7. Centralize Documentation
Having lots of documentation is useless if no one can find it. Moreover, it doesn’t help if it isn’t standardized in some way.
The archive of results, process documents, test plans, training materials, and everything else should be stored in a public or shareable archive, in a format that is easily accessible and navigable.
Using filename conventions, consistent directory structures, and standard documentation practices across the team may be mundane, but it’s just as important to the robustness of the testing program as tracking each person’s ongoing responsibilities.
8. Get essential access
One often overlooked consideration is whether the testing team has access to the essential technologies on which it relies.
Even if most development is done by an outside group, it’s important to have access to tools that enable you to upload and modify your code. Additionally, if reports are pulled by a sovereign analytics team, it’s equally important for someone from the testing program to have the access and ability to do so in a pinch.
Some solutions—like tag management systems—address this challenge. Training, cross-training, and collaboration is another helpful way to build the necessary competencies to get access to and make basic use of all your testing tools.
9. Keep it all up to date
Building the previous eight resources can take a lot of time and effort. Many teams will make any one of them a goal for the quarter, work hard to get it done, drop it in an archive, then forget it.
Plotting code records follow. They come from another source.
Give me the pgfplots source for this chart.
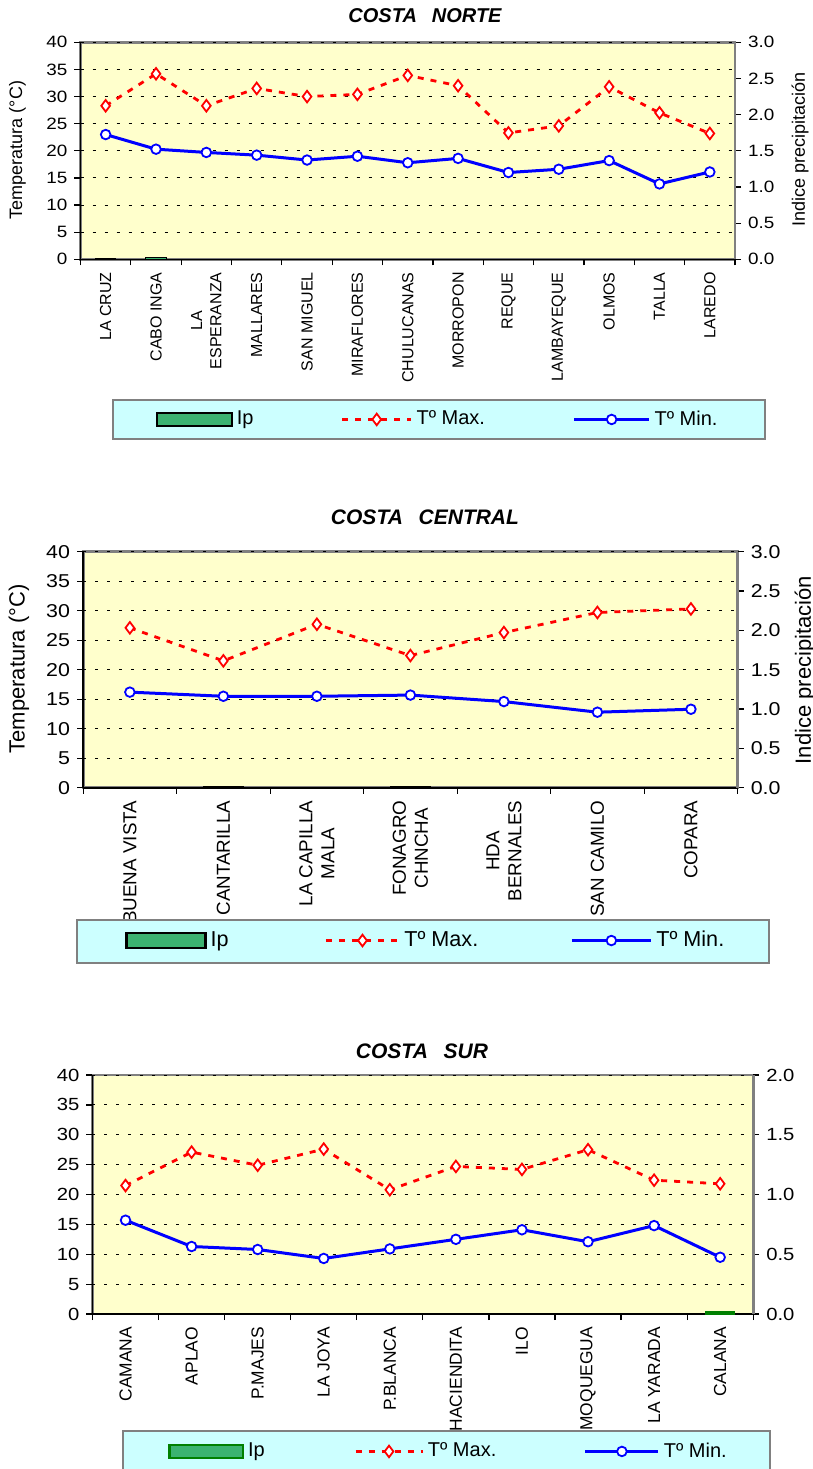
\documentclass[border=0pt]{standalone}
\usepackage{fontspec}
\setmainfont{Liberation Sans}
\newfontfamily\tickfont[FakeStretch=1.15]{Liberation Sans}
\usepackage{pgfplots}
\pgfplotsset{compat=1.18}
\definecolor{bgyellow}{RGB}{255,255,204}
\definecolor{legcyan}{RGB}{204,255,255}
\definecolor{bargreen}{RGB}{60,179,113}
\definecolor{darkgreen}{RGB}{0,128,0}
\definecolor{bordergray}{RGB}{128,128,128}
\definecolor{tred}{RGB}{255,0,0}
\definecolor{tblue}{RGB}{0,0,255}

\pgfplotsset{
  tmax/.style={color=tred, line width=1.4pt, dash pattern=on 3pt off 3.5pt,
     mark=diamond*, mark size=2.9pt, mark options={solid, fill=white, draw=tred, line width=0.9pt}},
  tmin/.style={color=tblue, line width=1.5pt, solid, mark=*, mark size=2.4pt,
     mark options={fill=white, draw=tblue, line width=0.9pt}},
  linelegend/.style={legend image code/.code={\draw[mark repeat=2,mark phase=2,##1] plot coordinates {(0pt,0pt) (#1/2,0pt) (#1,0pt)};}},
  boxlegend/.style 2 args={legend image code/.code={\draw[##1] (0pt,-#2/2) rectangle (#1,#2/2);}},
  leftax/.style={
    scale only axis, anchor=south west,
    xmin=0.5,
    ymin=0, ymax=40, ytick={0,5,...,40},
    axis x line*=bottom, axis y line*=left,
    axis line style={black, line width=0.8pt, -},
    x tick label as interval,
    tick align=outside, major tick length=3pt,
    tick style={black, line width=0.6pt},
    ymajorgrids, major grid style={black, line width=0.45pt, dash pattern=on 1.5pt off 4.5pt},
    axis background/.style={fill=bgyellow, draw=bordergray, line width=1.4pt},
    /pgf/number format/assume math mode=true,
    xticklabel style={rotate=90, anchor=east, align=center},
    clip=false,
  },
  rightax/.style={
    scale only axis, anchor=south west,
    xmin=0.5,
    axis y line*=right, axis x line=none,
    ymin=0,
    y axis line style={bordergray, line width=1.4pt, -},
    tick align=outside, major tick length=3pt, tick style={black, line width=0.6pt},
    /pgf/number format/assume math mode=true,
    yticklabel style={/pgf/number format/fixed, /pgf/number format/fixed zerofill, /pgf/number format/precision=1},
    legend style={draw=none, fill=none, legend columns=3, anchor=west, inner sep=0pt},
    legend cell align=left,
    clip=false,
  },
}

\begin{document}
\begin{tikzpicture}
\path[use as bounding box] (0pt,0pt) rectangle (406.5pt,-734.5pt);

%================ COSTA NORTE ================
\begin{axis}[leftax, at={(40.25pt,-129.65pt)}, width=327.25pt, height=108.5pt,
  xmax=13.5, xtick={0.5,1.5,...,13.5},
  xticklabels={LA CRUZ, CABO INGA, {LA\\ESPERANZA}, MALLARES, SAN MIGUEL, MIRAFLORES, CHULUCANAS, MORROPON, REQUE, LAMBAYEQUE, OLMOS, TALLA, LAREDO},
  yticklabel style={font=\tickfont\fontsize{8.2}{9.6}\selectfont},
  xticklabel style={font=\fontsize{8}{9.6}\selectfont}]
\addplot[tmax] coordinates {(1,28.3) (2,34.2) (3,28.3) (4,31.5) (5,30.0) (6,30.4) (7,33.9) (8,32.0) (9,23.3) (10,24.6) (11,31.8) (12,27.0) (13,23.2)};
\addplot[tmin] coordinates {(1,23.0) (2,20.3) (3,19.7) (4,19.2) (5,18.3) (6,19.0) (7,17.8) (8,18.6) (9,16.0) (10,16.6) (11,18.2) (12,13.9) (13,16.1)};
\end{axis}
\filldraw[fill=legcyan, draw=bordergray, line width=0.8pt] (56.5pt,-200pt) rectangle (382.5pt,-219.5pt);
\begin{axis}[rightax, at={(40.25pt,-129.65pt)}, width=327.25pt, height=108.5pt,
  xmax=13.5, ymax=3, ytick={0,0.5,...,3},
  yticklabel style={font=\tickfont\fontsize{8.2}{9.6}\selectfont},
  legend style={at={(0.1154,-0.738)}, font=\fontsize{10}{12}\selectfont}]
\addplot[ybar, bar width=10.25pt, fill=bargreen, draw=black, line width=0.5pt, forget plot] coordinates {(1,0.005) (2,0.03)};
\addlegendimage{boxlegend={37.5pt}{6.5pt}, fill=bargreen, draw=black, line width=0.7pt}
\addlegendentry{\makebox[50pt][l]{Ip}}
\addlegendimage{tmax, linelegend=34.5pt}
\addlegendentry{\makebox[76pt][l]{Tº Max.}}
\addlegendimage{tmin, linelegend=37.5pt}
\addlegendentry{Tº Min.}
\end{axis}
\node[font=\fontsize{10}{12}\selectfont\bfseries\itshape] at (212.5pt,-7.75pt) {COSTA\hspace{0.75em}NORTE};
\node[rotate=90, font=\fontsize{9}{11}\selectfont] at (8.75pt,-75pt) {Temperatura (°C)};
\node[rotate=90, font=\fontsize{9}{11}\selectfont] at (400pt,-74.75pt) {Indice precipitación};

%================ COSTA CENTRAL ================
\begin{axis}[leftax, at={(41.55pt,-393.85pt)}, width=327.3pt, height=118pt,
  xmax=7.5, xtick={0.5,1.5,...,7.5},
  xticklabels={BUENA VISTA, CANTARILLA, {LA CAPILLA\\MALA}, {FONAGRO\\CHNCHA}, {HDA\\BERNALES}, SAN CAMILO, COPARA},
  yticklabel style={font=\tickfont\fontsize{9.3}{11}\selectfont},
  xticklabel style={font=\fontsize{9.4}{11}\selectfont}]
\addplot[tmax] coordinates {(1,27.1) (2,21.5) (3,27.7) (4,22.4) (5,26.3) (6,29.7) (7,30.3)};
\addplot[tmin] coordinates {(1,16.2) (2,15.5) (3,15.5) (4,15.7) (5,14.6) (6,12.8) (7,13.3)};
\end{axis}
\filldraw[fill=legcyan, draw=bordergray, line width=0.8pt] (38.5pt,-460pt) rectangle (384.5pt,-481.5pt);
\begin{axis}[rightax, at={(41.55pt,-393.85pt)}, width=327.3pt, height=118pt,
  xmax=7.5, ymax=3, ytick={0,0.5,...,3},
  yticklabel style={font=\tickfont\fontsize{9.3}{11}\selectfont},
  legend style={at={(0.064,-0.6475)}, font=\fontsize{10.8}{13}\selectfont}]
\addplot[ybar, bar width=20pt, fill=black, draw=black, line width=0.6pt, forget plot] coordinates {(2,0.012) (4,0.012)};
\addlegendimage{boxlegend={39.5pt}{7.5pt}, fill=bargreen, draw=black, line width=1.1pt}
\addlegendentry{\makebox[55pt][l]{Ip}}
\addlegendimage{tmax, linelegend=36.5pt}
\addlegendentry{\makebox[81pt][l]{Tº Max.}}
\addlegendimage{tmin, linelegend=39.5pt}
\addlegendentry{Tº Min.}
\end{axis}
\node[font=\fontsize{10.5}{12}\selectfont\bfseries\itshape] at (212.5pt,-258.75pt) {COSTA\hspace{0.75em}CENTRAL};
\node[rotate=90, font=\fontsize{11}{13}\selectfont] at (9.5pt,-334.5pt) {Temperatura (°C)};
\node[rotate=90, font=\fontsize{11}{13}\selectfont] at (402.5pt,-335pt) {Indice precipitación};

%================ COSTA SUR ================
\begin{axis}[leftax, at={(46.25pt,-657pt)}, width=330.35pt, height=119.5pt,
  xmax=10.5, xtick={0.5,1.5,...,10.5},
  xticklabels={CAMANA, APLAO, P.MAJES, LA JOYA, P.BLANCA, HACIENDITA, ILO, MOQUEGUA, LA YARADA, CALANA},
  yticklabel style={font=\tickfont\fontsize{8.8}{10}\selectfont},
  xticklabel style={font=\fontsize{8.7}{10}\selectfont}]
\addplot[tmax] coordinates {(1,21.5) (2,27.1) (3,24.9) (4,27.6) (5,20.8) (6,24.7) (7,24.2) (8,27.5) (9,22.4) (10,21.8)};
\addplot[tmin] coordinates {(1,15.7) (2,11.3) (3,10.8) (4,9.3) (5,10.9) (6,12.5) (7,14.1) (8,12.1) (9,14.8) (10,9.5)};
\end{axis}
\filldraw[fill=legcyan, draw=bordergray, line width=0.8pt] (61.5pt,-715.5pt) rectangle (385pt,-740pt);
\begin{axis}[rightax, at={(46.25pt,-657pt)}, width=330.35pt, height=119.5pt,
  xmax=10.5, ymax=2, ytick={0,0.5,...,2},
  yticklabel style={font=\tickfont\fontsize{8.8}{10}\selectfont},
  legend style={at={(0.1143,-0.575)}, font=\fontsize{10}{12}\selectfont}]
\addplot[ybar, bar width=14.25pt, fill=darkgreen, draw=darkgreen, line width=0.5pt, forget plot] coordinates {(10,0.02)};
\addlegendimage{boxlegend={36.75pt}{6.5pt}, fill=bargreen, draw=darkgreen, line width=1.1pt}
\addlegendentry{\makebox[51pt][l]{Ip}}
\addlegendimage{tmax, linelegend=33.5pt}
\addlegendentry{\makebox[76pt][l]{Tº Max.}}
\addlegendimage{tmin, linelegend=36.5pt}
\addlegendentry{Tº Min.}
\end{axis}
\node[font=\fontsize{10.5}{12}\selectfont\bfseries\itshape] at (211pt,-525.5pt) {COSTA\hspace{0.75em}SUR};
\end{tikzpicture}
\end{document}
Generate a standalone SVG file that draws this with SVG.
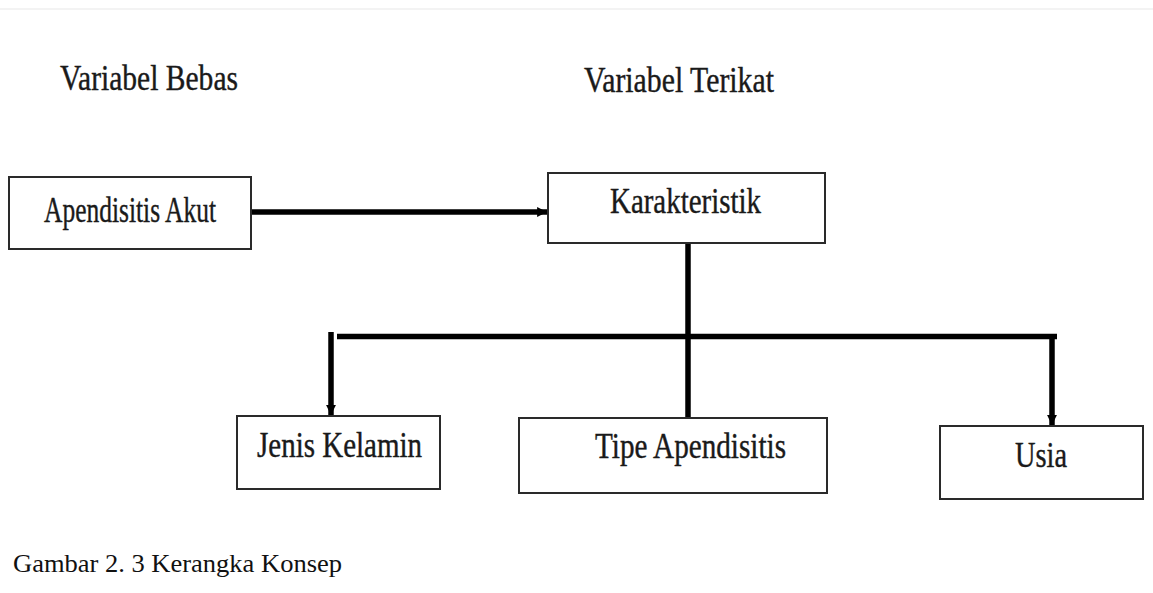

Months, maybe years, pass without giving the resource a second thought. Then, a sweeping reorg happens and the five-year-old process document is unearthed, dusted off, and found to be frustratingly obsolete. That’s why you must take care to not only produce these resources but maintain them as well.
A reorg can be a scary thing for a lot of reasons. However, by following these nine tips today, even the biggest organizational shakeup doesn’t have to disrupt the flow and productivity of the testing program.